Which brings us to the other aspect of shifting design paradigms. Remember that bit I mentioned earlier about cross-platform development? Well, it is disinclined to favor mouse control because….consoles don’t use mice. So an isometric control scheme with an 8-PC party is a LOT harder to pull off on a console than, say, a 3-player party with an over-the-shoulder or first-person control scheme. Thus, you see more games like Mass Effect and such being developed.

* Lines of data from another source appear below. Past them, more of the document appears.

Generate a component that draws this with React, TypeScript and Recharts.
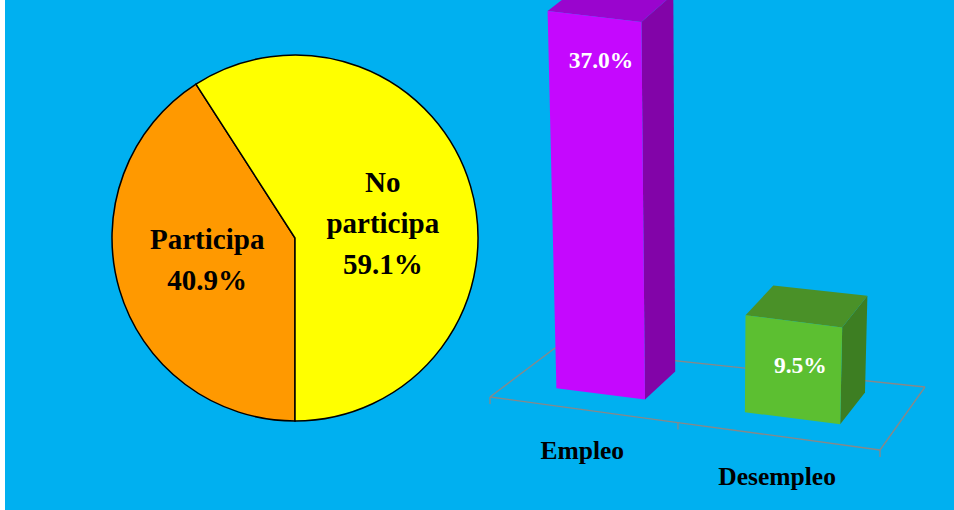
import React from 'react';
import { PieChart, Pie, Cell, BarChart, Bar, XAxis, YAxis, LabelList } from 'recharts';

// pie data
const pieNames = ['Participa', 'No participa'];
const pieValues = [40.9, 59.1];
const pieColors = ['#FF9900', '#FFFF00'];

// bar data
const barNames = ['Empleo', 'Desempleo'];
const barValues = [37.0, 9.5];
const barFront = ['#C508FE', '#5CBF31'];
const barSide = ['#8204A8', '#3D7E22'];
const barTop = ['#9A05CE', '#4A9128'];

const pieData = pieNames.map((name, i) => ({ name, value: pieValues[i] }));
const barData = barNames.map((name, i) => ({ name, value: barValues[i] }));

const BG = '#00B0F0';
const FONT = "'Liberation Serif', 'Times New Roman', serif";

// bar panel layout (local coords of the bar chart svg)
const BAR_LEFT = 480;
const BW = 474;
const BH = 510;
const M = { top: 10, right: 20, bottom: 62, left: 20 };
const PL = M.left;
const PW = BW - M.left - M.right;

// floor of the 3d plot, seen in perspective
const FL = { x: 10, y: 397 };
const FR = { x: 400, y: 450 };
const BR = { x: 445, y: 387 };
const BK = { x: 75, y: 348 };
const V_FRONT = 0.3;
const V_BACK = 0.82;

type Pt = { x: number; y: number };
const lerp = (a: Pt, b: Pt, t: number): Pt => ({ x: a.x + (b.x - a.x) * t, y: a.y + (b.y - a.y) * t });
const warp = (u: number) => u / (u + 1.075 * (1 - u));
const floorPt = (u: number, v: number) => lerp(lerp(FL, BK, v), lerp(FR, BR, v), warp(u));
const raise = (p: Pt, h: number): Pt => ({ x: p.x + ((p.x + BAR_LEFT - 707) / 6500) * h, y: p.y - h });
const toU = (x: number) => (x - PL) / PW;
const poly = (pts: Pt[]) => pts.map((p) => `${p.x.toFixed(1)},${p.y.toFixed(1)}`).join(' ');
const catIndex = (x: number, w: number) =>
  Math.min(barData.length - 1, Math.max(0, Math.floor(toU(x + w / 2) * barData.length)));

const boxCorners = (x: number, width: number, height: number) => {
  const u0 = toU(x);
  const u1 = toU(x + width);
  const b = [floorPt(u0, V_FRONT), floorPt(u1, V_FRONT), floorPt(u1, V_BACK), floorPt(u0, V_BACK)];
  const t = b.map((p) => raise(p, height));
  return { b, t };
};

const Box3D = (props: any) => {
  const { x, width, height } = props;
  const i = catIndex(x, width);
  const { b, t } = boxCorners(x, width, height);
  return (
    <g>
      <polygon points={poly([b[1], b[2], t[2], t[1]])} fill={barSide[i]} />
      <polygon points={poly([t[0], t[1], t[2], t[3]])} fill={barTop[i]} />
      <polygon points={poly([b[0], b[1], t[1], t[0]])} fill={barFront[i]} />
    </g>
  );
};

const BoxLabel = (props: any) => {
  const { x, width, height, value } = props;
  const { t } = boxCorners(Number(x), Number(width), Number(height));
  const mx = (t[0].x + t[1].x) / 2 + 6.5;
  const my = (t[0].y + t[1].y) / 2 + 52;
  return (
    <text x={mx} y={my} textAnchor="middle" fill="#fff" fontSize={23.5} fontWeight="bold" fontFamily={FONT}>
      {Number(value).toFixed(1)}%
    </text>
  );
};

// floor lines drawn per category as the bar background
const FloorPart = (props: any) => {
  const { x, width } = props;
  const n = barData.length;
  const i = catIndex(x, width);
  const ua = i / n;
  const ub = (i + 1) / n;
  const segs: Pt[][] = [
    [floorPt(ua, 0), floorPt(ub, 0)],
    [floorPt(ua, 1), floorPt(ub, 1)],
  ];
  const ticks: Pt[] = [floorPt(ua, 0)];
  if (i === 0) segs.push([floorPt(0, 0), floorPt(0, 1)]);
  if (i === n - 1) {
    segs.push([floorPt(1, 0), floorPt(1, 1)]);
    ticks.push(floorPt(1, 0));
  }
  return (
    <g stroke="#888888" strokeWidth={1.3} fill="none">
      {segs.map((s, k) => (
        <line key={k} x1={s[0].x} y1={s[0].y} x2={s[1].x} y2={s[1].y} />
      ))}
      {ticks.map((p, k) => (
        <line key={'t' + k} x1={p.x} y1={p.y} x2={p.x} y2={p.y + 7} />
      ))}
    </g>
  );
};

const CatTick = (props: any) => {
  const { x, payload } = props;
  const p = floorPt(toU(x), 0);
  return (
    <text x={p.x} y={p.y + 49} textAnchor="middle" fill="#000" fontSize={25.5} fontWeight="bold" fontFamily={FONT}>
      {payload.value}
    </text>
  );
};

const PieLabel = (props: any) => {
  const { cx, cy, midAngle, outerRadius, name, value } = props;
  const RAD = Math.PI / 180;
  const r = outerRadius * 0.5;
  const x = cx + r * Math.cos(-midAngle * RAD);
  const y = cy + 0.7 * r * Math.sin(-midAngle * RAD) + 3;
  const lines = [...String(name).split(' '), `${Number(value).toFixed(1)}%`];
  const lh = 41;
  return (
    <text textAnchor="middle" fill="#000" fontSize={29} fontWeight="bold" fontFamily={FONT}>
      {lines.map((l, i) => (
        <tspan key={i} x={x} y={y + (i - (lines.length - 1) / 2) * lh + 10}>
          {l}
        </tspan>
      ))}
    </text>
  );
};

export default function App() {
  return (
    <div style={{ position: 'fixed', left: 0, top: 0, width: 954, height: 510, background: '#fff', overflow: 'hidden' }}>
      <div style={{ position: 'absolute', left: 5, top: 0, width: 949, height: 510, background: BG }} />
      <div style={{ position: 'absolute', left: 0, top: 0 }}>
        <PieChart width={480} height={510} margin={{ top: 0, right: 0, bottom: 0, left: 0 }}>
          <Pie
            data={pieData}
            dataKey="value"
            nameKey="name"
            cx={295}
            cy={238}
            outerRadius={183}
            startAngle={-90}
            endAngle={-450}
            stroke="#000"
            strokeWidth={1.5}
            label={PieLabel}
            labelLine={false}
            isAnimationActive={false}
          >
            {pieData.map((d, i) => (
              <Cell key={d.name} fill={pieColors[i]} />
            ))}
          </Pie>
        </PieChart>
      </div>
      <div style={{ position: 'absolute', left: BAR_LEFT, top: 0 }}>
        <BarChart width={BW} height={BH} data={barData} margin={M} barCategoryGap="26%">
          <XAxis dataKey="name" axisLine={false} tickLine={false} tick={CatTick} interval={0} height={30} />
          <YAxis hide domain={[0, 40]} />
          <Bar dataKey="value" shape={Box3D} background={FloorPart} isAnimationActive={false}>
            <LabelList dataKey="value" content={BoxLabel} />
          </Bar>
        </BarChart>
      </div>
    </div>
  );
}
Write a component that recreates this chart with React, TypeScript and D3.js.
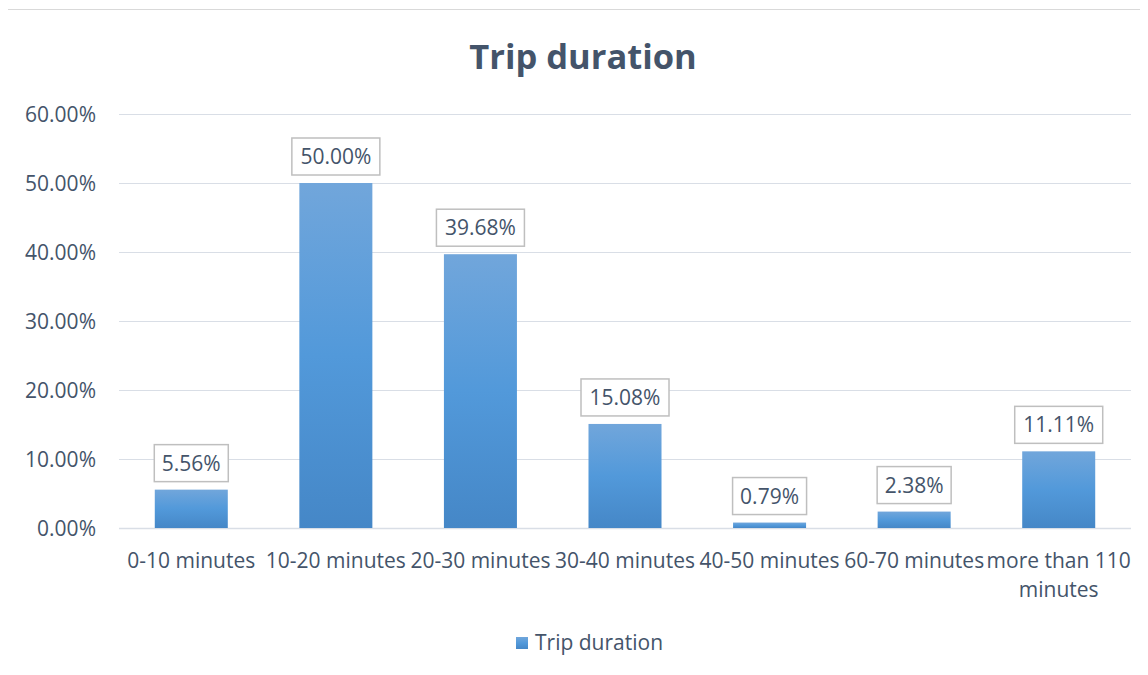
import { useMemo } from "react";
import * as d3 from "d3";

const categories = [
  "0-10 minutes",
  "10-20 minutes",
  "20-30 minutes",
  "30-40 minutes",
  "40-50 minutes",
  "60-70 minutes",
  "more than 110 minutes",
];
const values = [5.56, 50.0, 39.68, 15.08, 0.79, 2.38, 11.11];
const yTicks = [0, 10, 20, 30, 40, 50, 60];
const seriesName = "Trip duration";

const W = 1148;
const H = 675;
const FONT = "'Open Sans', 'Noto Sans', sans-serif";
const TEXT = "#44546A";
const FS = 21;

// Excel-style wrapping for the long category label
function wrapLabel(s: string): string[] {
  if (s.length <= 14) return [s];
  const words = s.split(" ");
  const first = words.slice(0, -1).join(" ");
  return [first, words[words.length - 1]];
}

export default function App() {
  const pad = { left: 119, right: 17, top: 114, bottom: 147 };

  const x = useMemo(
    () =>
      d3
        .scaleBand<string>()
        .domain(categories)
        .range([pad.left, W - pad.right])
        .paddingInner(0.495)
        .paddingOuter(0.2475),
    [],
  );
  const y = useMemo(
    () => d3.scaleLinear().domain([0, 60]).range([H - pad.bottom, pad.top]),
    [],
  );

  return (
    <div style={{ margin: -8 }}>
      <svg width={W} height={H} style={{ display: "block", fontFamily: FONT }}>
        <defs>
          <linearGradient id="bar-grad" x1="0" x2="0" y1="0" y2="1">
            <stop offset="0%" stopColor="#71A6DB" />
            <stop offset="50%" stopColor="#5299DA" />
            <stop offset="100%" stopColor="#4587C7" />
          </linearGradient>
        </defs>
        <rect x={0} y={0} width={W} height={H} fill="#fff" />
        <rect x={7.5} y={9.5} width={W} height={662} fill="none" stroke="#D9D9D9" />

        <text x={583} y={69} textAnchor="middle" fontSize={34.5} fontWeight={700} fill={TEXT}>
          Trip duration
        </text>

        {/* grid + y labels */}
        {yTicks.map((t) => (
          <g key={t}>
            <line
              x1={pad.left}
              x2={W - pad.right}
              y1={Math.round(y(t)) + 0.5}
              y2={Math.round(y(t)) + 0.5}
              stroke="#D9DEE6"
              strokeWidth={t === 0 ? 1.5 : 1}
            />
            <text x={96} y={y(t) + 7.5} textAnchor="end" fontSize={FS} fill={TEXT}>
              {t.toFixed(2)}%
            </text>
          </g>
        ))}

        {/* bars */}
        {categories.map((c, i) => (
          <rect
            key={c}
            x={x(c)}
            y={y(values[i])}
            width={x.bandwidth()}
            height={y(0) - y(values[i])}
            fill="url(#bar-grad)"
          />
        ))}

        {/* data labels */}
        {categories.map((c, i) => {
          const cx = (x(c) ?? 0) + x.bandwidth() / 2;
          const top = y(values[i]);
          const label = `${values[i].toFixed(2)}%`;
          const bw = label.length > 5 ? 88 : 74;
          const bh = 37;
          return (
            <g key={c}>
              <rect
                x={cx - bw / 2}
                y={top - 8 - bh}
                width={bw}
                height={bh}
                fill="#fff"
                stroke="#BFBFBF"
                strokeWidth={1.5}
              />
              <text x={cx} y={top - 8 - bh / 2 + 7.5} textAnchor="middle" fontSize={FS} fill={TEXT}>
                {label}
              </text>
            </g>
          );
        })}

        {/* category labels */}
        {categories.map((c) => {
          const cx = (x(c) ?? 0) + x.bandwidth() / 2;
          return (
            <text key={c} x={cx} y={568} textAnchor="middle" fontSize={FS} fill={TEXT}>
              {wrapLabel(c).map((ln, j) => (
                <tspan key={j} x={cx} dy={j === 0 ? 0 : 29}>
                  {ln}
                </tspan>
              ))}
            </text>
          );
        })}

        {/* legend */}
        <rect x={516} y={637} width={12} height={12} fill="url(#bar-grad)" />
        <text x={535} y={650} fontSize={FS} fill={TEXT}>
          {seriesName}
        </text>
      </svg>
    </div>
  );
}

Personally, I’m all for this. The less “rule abstraction” is apparent, and the more control I the player have over my avatar, the more immersive the game experience becomes for me, and the more I get into the “role” of my character. Thus, to me, the march towards ever more direct control over the avatar and its actions brings us closer to my ideal for a true RPG where the goal is to create an immersive world into which you step, and in which you the player get to “take on a role” and play through the story. This is why I don’t miss the stats and such all that much. I still enjoy those older-style games, but I see them as often containing unnecessary designs in many cases. It all still makes sense in a tabletop setting, of course, where the limitless bounds of the imagination inevitably beat out snazzy graphics, but within the computerized realm, I think you can have an incredibly immersive game that doesn’t make its “rules” obvious and doesn’t impose arbitrary limits on players based on those rules.